LDP to Suspend Shimomura, Nishimura and Takagi from Party Membership as Part of Disciplinary Action over Political Funds Scandal

The Yomiuri Shimbun
Prime Minister Fumio Kishida speaks at the Prime Minister’s Office on Monday.

The ruling Liberal Democratic Party intends to suspend party membership of three former Abe faction senior members―Hakubun Shimomura, Yasutoshi Nishimura and Tsuyoshi Takagi―in connection with the faction’s alleged violation of the Political Funds Control Law, according to party executive members.

Another former faction executive, Koichi Hagiuda, the former chairperson of the party Policy Research Council, is to be suspended from party positions.

Suspension from party membership is the third most severe of eight punishments of the party’s code of discipline. The penalty is imposed for a period of no less than three months and no more than two years. In addition to losing the party’s official endorsement during elections, they also lose their eligibility to run for and vote in the party presidential election.

The LDP leadership determined that Shimomura and Nishimura have serious political responsibilities as they attended a meeting of faction executives in April 2022, in which the late former Prime Minister Shinzo Abe, who had once led the faction, instructed them to stop the practice of kickbacks from the sale of fundraising party tickets. Another meeting was held in August that same year in which they discussed how to handle the situation in the wake of Abe’s death the month prior.

The leadership took seriously the fact that Takagi, former party Diet Affairs Committee chairperson, had most recently served as the faction’s secretary general in charge of its practical affairs.

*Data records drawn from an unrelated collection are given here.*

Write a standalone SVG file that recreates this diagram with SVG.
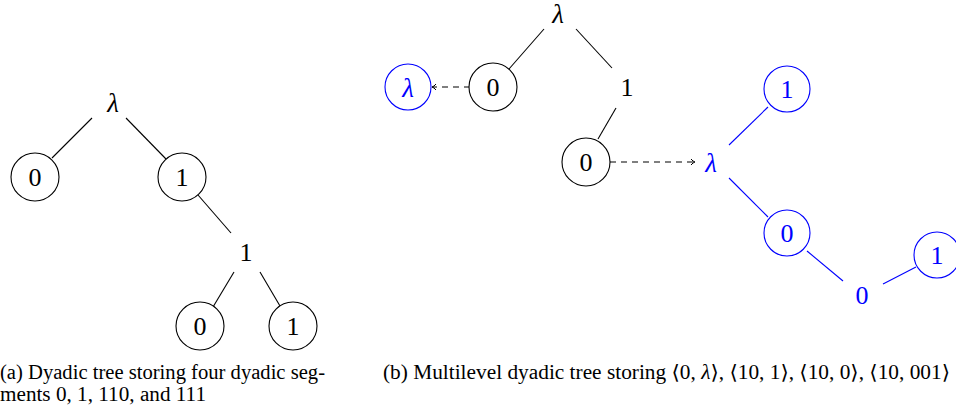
<svg xmlns="http://www.w3.org/2000/svg" width="956" height="415" viewBox="0 0 956 415">
<defs>
<style>
.n{fill:#fff;stroke:#000;stroke-width:1.1}
.nb{fill:#fff;stroke:#00f;stroke-width:1.1}
.t{font-family:"Liberation Serif","DejaVu Serif",serif;font-size:26px;text-anchor:middle;fill:#000}
.tb{fill:#00f}
.lam{font-style:italic;font-size:27px}
.e{stroke:#000;stroke-width:1.1;fill:none}
.eb{stroke:#00f;stroke-width:1.1;fill:none}
.d{stroke:#000;stroke-width:1.1;fill:none;stroke-dasharray:6 5;marker-end:url(#arr)}
.cap{font-family:"Liberation Serif","DejaVu Serif",serif;font-size:20px;fill:#000}
</style>
<marker id="arr" markerWidth="8" markerHeight="8" refX="0" refY="0" viewBox="-5 -4 6 8" orient="auto" markerUnits="userSpaceOnUse">
<path d="M-4,-3 Q-2,-0.5 0,0 Q-2,0.5 -4,3" fill="none" stroke="#000" stroke-width="1"/>
</marker>
</defs>
<g id="connectors">
<line class="e" x1="92" y1="118" x2="52" y2="158"/>
<line class="e" x1="126" y1="118" x2="166" y2="159"/>
<line class="e" x1="198" y1="195" x2="231" y2="233"/>
<line class="e" x1="234" y1="272" x2="213" y2="307"/>
<line class="e" x1="260" y1="272" x2="280" y2="306"/>
<line class="e" x1="544" y1="29" x2="509" y2="69"/>
<line class="e" x1="576" y1="29" x2="612" y2="68"/>
<line class="e" x1="616" y1="108" x2="598" y2="139"/>
<line class="d" x1="470" y1="87" x2="432" y2="87"/>
<line class="d" x1="610" y1="162" x2="695" y2="162"/>
<line class="eb" x1="729" y1="145" x2="768" y2="107"/>
<line class="eb" x1="729" y1="178" x2="768" y2="217"/>
<line class="eb" x1="807" y1="251" x2="843" y2="281"/>
<line class="eb" x1="883" y1="284" x2="916" y2="267"/>
</g>
<g id="a_root"><text class="t lam" x="113" y="112">λ</text></g>
<g id="a_0"><circle class="n" cx="35" cy="177" r="24"/><text class="t" x="35" y="186">0</text></g>
<g id="a_1"><circle class="n" cx="182" cy="177" r="24"/><text class="t" x="182" y="186">1</text></g>
<g id="a_11"><text class="t" x="246" y="261">1</text></g>
<g id="a_110"><circle class="n" cx="200" cy="326" r="24"/><text class="t" x="200" y="335">0</text></g>
<g id="a_111"><circle class="n" cx="293" cy="326" r="24"/><text class="t" x="293" y="335">1</text></g>
<g id="b_root"><text class="t lam" x="558" y="23">λ</text></g>
<g id="b_0"><circle class="n" cx="493" cy="87" r="24"/><text class="t" x="493" y="96">0</text></g>
<g id="b_0_lam"><circle class="nb" cx="408" cy="87" r="23"/><text class="t tb lam" x="408" y="97">λ</text></g>
<g id="b_1"><text class="t" x="627" y="96">1</text></g>
<g id="b_10"><circle class="n" cx="586" cy="162" r="24"/><text class="t" x="586" y="171">0</text></g>
<g id="b_10_lam"><text class="t tb lam" x="711" y="172">λ</text></g>
<g id="b_10_1"><circle class="nb" cx="787" cy="89" r="23"/><text class="t tb" x="787" y="98">1</text></g>
<g id="b_10_0"><circle class="nb" cx="787" cy="233" r="23"/><text class="t tb" x="787" y="242">0</text></g>
<g id="b_10_00"><text class="t tb" x="862" y="304">0</text></g>
<g id="b_10_001"><circle class="nb" cx="937" cy="255" r="23"/><text class="t tb" x="937" y="264">1</text></g>
<g id="captions">
<text class="cap" x="0" y="379" textLength="325" lengthAdjust="spacingAndGlyphs">(a) Dyadic tree storing four dyadic seg-</text>
<text class="cap" x="0" y="401" textLength="206" lengthAdjust="spacingAndGlyphs">ments 0, 1, 110, and 111</text>
<text class="cap" x="383" y="379" textLength="567" lengthAdjust="spacingAndGlyphs">(b) Multilevel dyadic tree storing ⟨0, <tspan font-style="italic">λ</tspan>⟩, ⟨10, 1⟩, ⟨10, 0⟩, ⟨10, 001⟩</text>
</g>
</svg>
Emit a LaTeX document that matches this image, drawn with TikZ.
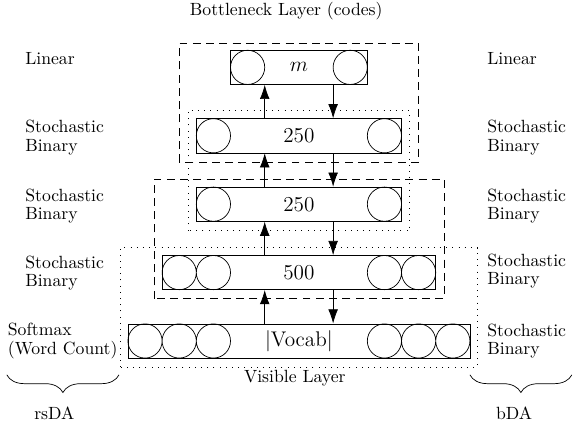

On Tuesday, the LDP’s Party Ethics Committee asked the 39 party lawmakers subject to punishment to submit written explanations if they wish to do so. The committee plans to make a final decision on their punishments on Thursday.

The LDP leadership considers most seriously the responsibility of Ryu Shionoya, former education, culture, sports, science and technology minister, and Hiroshige Seko, former secretary general for the LDP in the House of Councillors, both of whom participated in the 2022 meetings.

Shionoya previously served as chairman of the Abe faction and Seko as chairman for the Abe faction upper house lawmakers. The party leadership intends to impose on them recommendations to leave the party, the second most severe punishment.

Since Shimomura, former education minister, and Nishimura, former economy, trade and industry minister, left the posts to handle practical affairs of the faction after the August 2022 meeting, the party leadership judged that they should be suspended from party membership, a step lighter than a recommendation to leave the party.

The leadership plans to set the suspension period for Shimomura and Nishimura at one year, and for Takagi at six months.

Former Chief Cabinet Secretary Hirokazu Matsuno, who formerly served as secretary general of the Abe faction, and former Internal Affairs and Communications Minister Ryota Takeda, who was former secretary general of the Nikai faction, is also proposed to be penalized with either suspension from party membership or suspension from party positions.

The 39 lawmakers subject to penalties include former executives of the Abe and Nikai factions, as well as lawmakers of the two factions who failed to report ¥5 million or more in revenues from kickbacks in their political funds reports for a period of five years from 2018 to 2022.

Lawmakers who failed to report ¥10 million or more will be suspended from party positions, while those who failed to report less than ¥10 million will be given an reprimand.

The punishments will likely be divided into four levels, including a recommendation to leave the party and suspension from party membership. Those who failed to report the amount of less than ¥5 million will be given only a warning by the party secretary general.

Prime Minister Fumio Kishida, who is also the LDP president, told reporters at the Prime Minister’s Office on Tuesday, “We will make a strict judgment after the procedures are completed.”